GRUB_CMDLINE_LINUX="cgroup_enable=memory"

We're nearly there, but not quite. See that "cpuset.mems = 0" setting above? We need that otherwise that field will be empty, causing attempts by HTCondor to attach the process to the relevant cgroup to fail, which shows up in the ProcLog as the message:

Cannot attach pid xxxx to cgroup ... No space left on device

This is because HTCondor creates a hierarchy of subdirectories, one for each job, under /path/to/cgroup/htcondor, and that cpuset.mems field is not inherited by default, which leaves it empty.

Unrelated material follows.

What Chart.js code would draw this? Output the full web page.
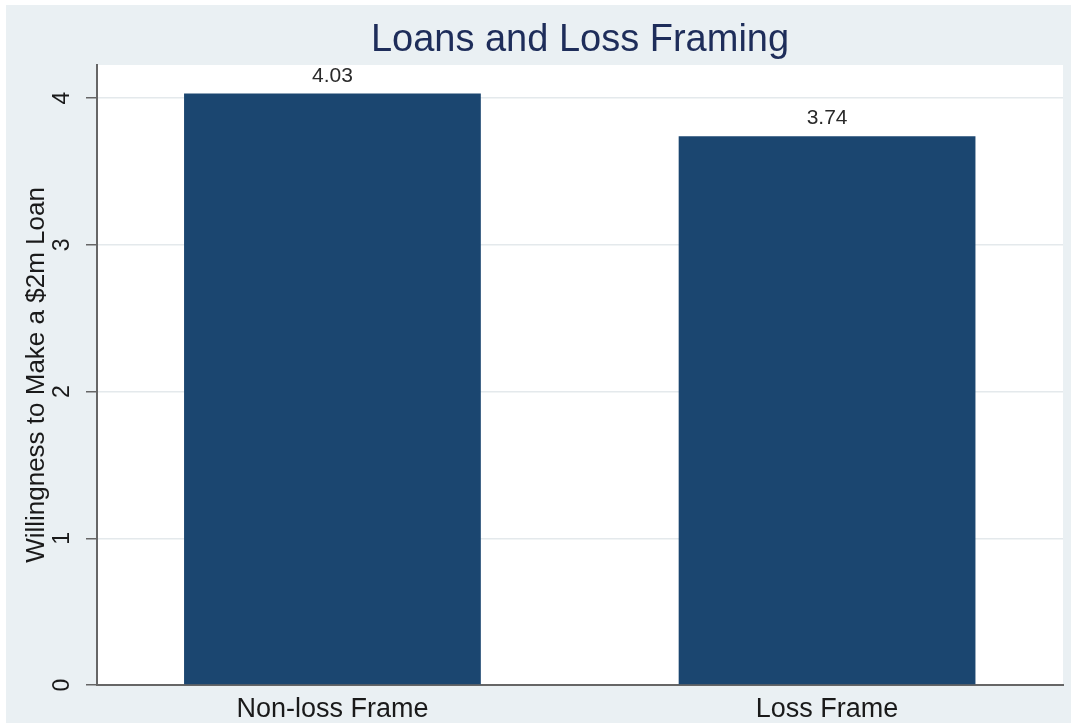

To counter this we fix it just after we create the top cgroup hierarchy, which can all be achieved by having in /etc/rc.local:

/usr/sbin/cgconfigparser -l /etc/cgconfig.conf
/bin/echo 1 > /sys/fs/cgroup/htcondor/cgroup.clone_children

Having got our cgroups configured, we now need to tell HTCondor to use them (this requires a condor_procd daemon to be running, so won't work if you've disabled that feature). We achieve this by having two entries in the relevant HTCondor configuration file, one telling HTCondor to use cgroups, and the other telling it what sort of resource limiting policy to use:

BASE_CGROUP = htcondor
CGROUP_MEMORY_LIMIT_POLICY = soft   # Can also be "none" or "hard". The default is "soft"